Edwin Newman wrote a book in 1974 called “Strictly Speaking: Will America Be the Death of English.” It was such a great book that I made it required reading for the newspaper editorial staff where I was editor.

After I had retired and moved to Oregon and became an editor of a senior citizen’s publication in 1981, I received a press release from the Internal Revenue Service in Portland, Ore. saying that Newman was to be the keynote speaker at a convention in that city. The press release said he was the author of “Strickly Speaking.” I mailed a copy of the press release to Newman, whom I had had several communications with over the years. I received a one-line reply from Newman: “I was struck dumb, pretty much strickly speaking.”

Strictly speaking, my biggest worry now is that some editor’s spell checker won’t “correct” the misspelled word.

However, Newman now has another worry. According to Meera Selva, an Associated Press writer in London, England, it may not be the Americans but Englishmen themselves who cause the death of the mother tongue. Meera said the town officials in Birmingham, England have been taking a hammer to grammar for years and have now created a catastrophe over the apostrophe.

For some years, those officials have been quietly dropping apostrophes from street signs. It was such a problem that when the King’s English purist would put the apostrophe back on the sign for St. Paul’s Square with an indelible black pen, they were considered vandals.

Recently the town council made it official and by law banned the punctuation mark from signs in a bid to end the dispute once and for all.

Councilor Martin Mullaney, who heads the city’s transportation committee, said he hopes to stop the campaign to restore the apostrophe. He obviously doesn’t understand grammarians. Already they are sharpening their quills for open warfare on those who would besmirch the King’s, or is it the Queen’s, English.

Meera quotes Marie Clair of the Plain English Society, who calls the apostrophe “such a sweet looking thing that plays a crucial role in the English language.” Marie and I agree fully and I’d like to send Councilor Mullaney a copy of my language bible, a simple little book from across the pond that sums up the language so clearly that even our cousins could learn a few things from its pages. I have sung its praises for all the sixty plus years I have been formally writing in the English language. That simple little book is “The Elements of  Style,” by William Strunk Jr. and later revised by his student, E.B. White.

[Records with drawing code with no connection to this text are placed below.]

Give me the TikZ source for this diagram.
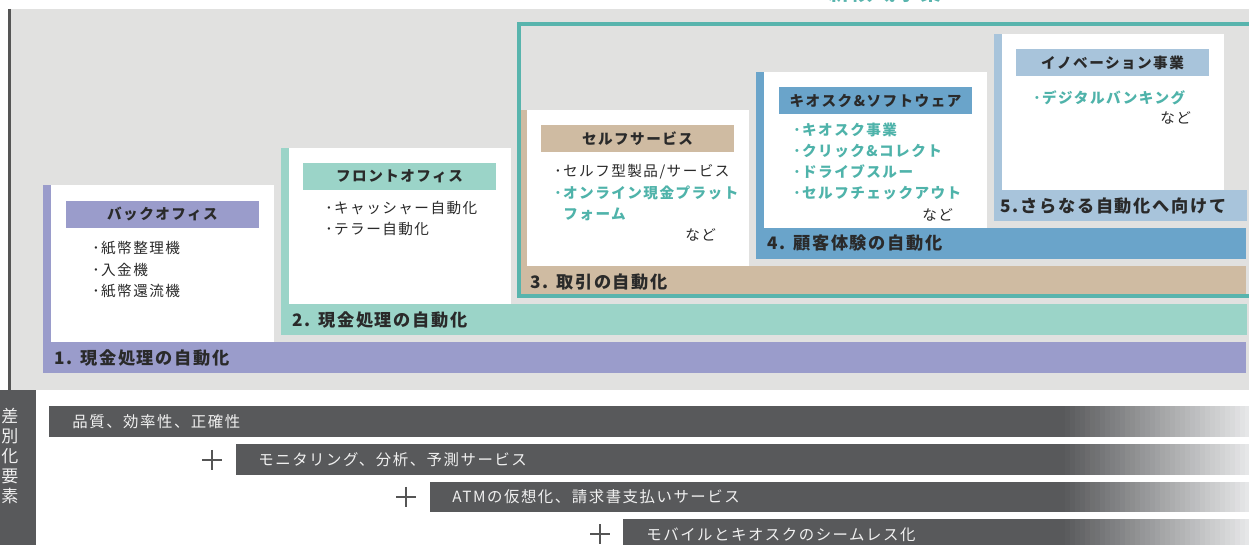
\documentclass[tikz,border=0pt]{standalone}
\usepackage{fontspec}
\setmainfont{Noto Sans CJK JP}
\newfontfamily\jp[LetterSpace=10]{Noto Sans CJK JP}
\definecolor{bggray}{HTML}{E1E1E0}
\definecolor{cP}{HTML}{9A9CCB}
\definecolor{cM}{HTML}{9BD4C8}
\definecolor{cT}{HTML}{CFBBA2}
\definecolor{cB}{HTML}{6AA4CA}
\definecolor{cLB}{HTML}{A8C4DB}
\definecolor{frameteal}{HTML}{58B4AD}
\definecolor{tealtext}{HTML}{4FB3AA}
\definecolor{txt}{HTML}{2A2A2A}
\definecolor{dark}{HTML}{58595B}
\definecolor{light}{HTML}{E6E7E8}
\definecolor{linegray}{HTML}{555555}
\tikzset{
  hdr/.style={font=\jp\bfseries\fontsize{7.3}{9}\selectfont, text=txt, inner sep=0pt,
    minimum width=96.5pt, minimum height=13.5pt},
  item/.style={font=\jp\fontsize{7.3}{9}\selectfont, text=txt, anchor=west, inner sep=0pt},
  titem/.style={item, text=tealtext, font=\jp\bfseries\fontsize{7.3}{9}\selectfont},
  lvl/.style={font=\jp\bfseries\fontsize{8.6}{10}\selectfont, text=txt, anchor=west, inner sep=0pt},
  bot/.style={font=\jp\fontsize{7.7}{10}\selectfont, text=white!94!black, anchor=west, inner sep=0pt},
  plus/.style={draw=linegray, line width=1pt},
  frame/.style={draw=frameteal, line width=2pt},
}
\newcommand\fadebar[3]{%
  \fill[dark] (#1,#2) rectangle (1061,#3);
  \foreach \i in {0,...,37}{%
    \pgfmathtruncatemacro\pc{\i*100/37}%
    \fill[light!\pc!dark] ({1060+\i*5},#2) rectangle ({1066+\i*5},#3);}%
}
\begin{document}
\begin{tikzpicture}[x=0.5pt,y=-0.5pt]
\useasboundingbox (0,0) rectangle (1249,545);
% background
\fill[bggray] (8,9) rectangle (1249,390);
\draw[linegray, line width=1.5pt] (9.5,9) -- (9.5,392);
\node[font=\jp\bfseries\fontsize{10.5}{12}\selectfont, text=frameteal, anchor=base, inner sep=0pt] (title) at (885,1) {新領域事業};

% level 1
\fill[cP] (43,185) rectangle (51,342);
\fill[white] (51,185) rectangle (274,342);
\fill[cP] (43,342) rectangle (1246,373);
\node[hdr, fill=cP] (h1) at (162.5,214.5) {バックオフィス};
\node[item] (i11) at (92,248) {･紙幣整理機};
\node[item] (i12) at (92,270) {･入金機};
\node[item] (i13) at (92,291) {･紙幣還流機};
\node[lvl] (l1) at (54,358) {1. 現金処理の自動化};

% level 2
\fill[cM] (281,148) rectangle (289,304);
\fill[white] (289,148) rectangle (511,304);
\fill[cM] (281,304) rectangle (1247,335);
\node[hdr, fill=cM] (h2) at (399.5,176.5) {フロントオフィス};
\node[item] (i21) at (325,208) {･キャッシャー自動化};
\node[item] (i22) at (325,229) {･テラー自動化};
\node[lvl] (l2) at (292,320) {2. 現金処理の自動化};

% level 3
\fill[cT] (521,110) rectangle (527,266);
\fill[white] (527,110) rectangle (749,266);
\fill[cT] (521,266) rectangle (1246,294);
\node[hdr, fill=cT] (h3) at (637.5,138.5) {セルフサービス};
\node[item] (i31) at (554,172) {･セルフ型製品/サービス};
\node[titem] (i32) at (554,193) {･オンライン現金プラット};
\node[titem] (i33) at (563,214) {フォーム};
\node[item] (i34) at (685,235) {など};
\node[lvl] (l3) at (530,282) {3. 取引の自動化};

% level 4
\fill[cB] (756,72) rectangle (764,228);
\fill[white] (764,72) rectangle (987,228);
\fill[cB] (756,228) rectangle (1246,259);
\node[hdr, fill=cB] (h4) at (875.5,100.5) {キオスク\&ソフトウェア};
\node[titem] (i41) at (793,130) {･キオスク事業};
\node[titem] (i42) at (793,151) {･クリック\&コレクト};
\node[titem] (i43) at (793,172) {･ドライブスルー};
\node[titem] (i44) at (793,193) {･セルフチェックアウト};
\node[item] (i45) at (922,215) {など};
\node[lvl] (l4) at (767,243) {4. 顧客体験の自動化};

% level 5
\fill[cLB] (994,34) rectangle (1002,190);
\fill[white] (1002,34) rectangle (1224,190);
\fill[cLB] (994,190) rectangle (1247,221);
\node[hdr, fill=cLB] (h5) at (1112.5,62.5) {イノベーション事業};
\node[titem] (i51) at (1033,98) {･デジタルバンキング};
\node[item] (i52) at (1160,118) {など};
\node[lvl] (l5) at (1000,206) {5.さらなる自動化へ向けて};

% new-domain frame
\draw[frame] (1260,24.5) -- (519,24.5) -- (519,296) -- (1260,296);

% differentiation section
\fill[dark] (0,390) rectangle (36,550);
\node[font=\fontsize{8.5}{10}\selectfont, text=white!94!black, align=center, inner sep=0pt] (diff) at (10,456) {差\\別\\化\\要\\素};

\fadebar{49}{406}{437}
\node[bot] (b1) at (72,421.5) {品質、効率性、正確性};

\fadebar{236}{444}{475}
\node[bot] (b2) at (258,459.5) {モニタリング、分析、予測サービス};
\draw[plus] (202,460) -- (222,460) (212,450) -- (212,470);

\fadebar{430}{482}{512}
\node[bot] (b3) at (452,497) {ATMの仮想化、請求書支払いサービス};
\draw[plus] (396,497) -- (416,497) (406,487) -- (406,507);

\fadebar{623}{519}{550}
\node[bot] (b4) at (646,535) {モバイルとキオスクのシームレス化};
\draw[plus] (590,534) -- (610,534) (600,524) -- (600,544);
\end{tikzpicture}
\end{document}
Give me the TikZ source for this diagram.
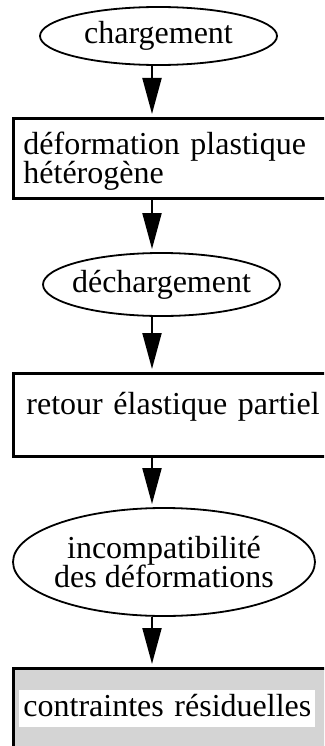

For the record, this is what professor Strunk said about that sweet looking thing called the apostrophe:

“Form the possessive singular of nouns by adding ‘s. Follow this rule whatever the final consonant.”

Strunk noted what every editor has had to pound into reporters. “A common error is to write it’s for its, or vice versa. The first is a contraction, meaning it is. The second is a possessive.”

Let’s face it, whether you are speaking English English or American English, it is a complicated language, but it is the most expressive language on the earth, beautiful in sound and tone. It is also the most mangled.

I savor the well-turned phrase and the metaphor, but as Richard Lederer writes in his “Revenge of Anguished English,” we sometimes become tongue-tied especially when we mix modifiers like the ones he cites:

“I saw the dead dog driving down the highway.” Or “She handed out brownies to the children wrapped in Tupperware.”

The best one I have seen lately, was an ad:

"Run your car in Auto Ads until it sells for $19."

Those English council members should be reminded, we grouchy grammarians are down right possessive about the sweet looking thing called the apostrophe.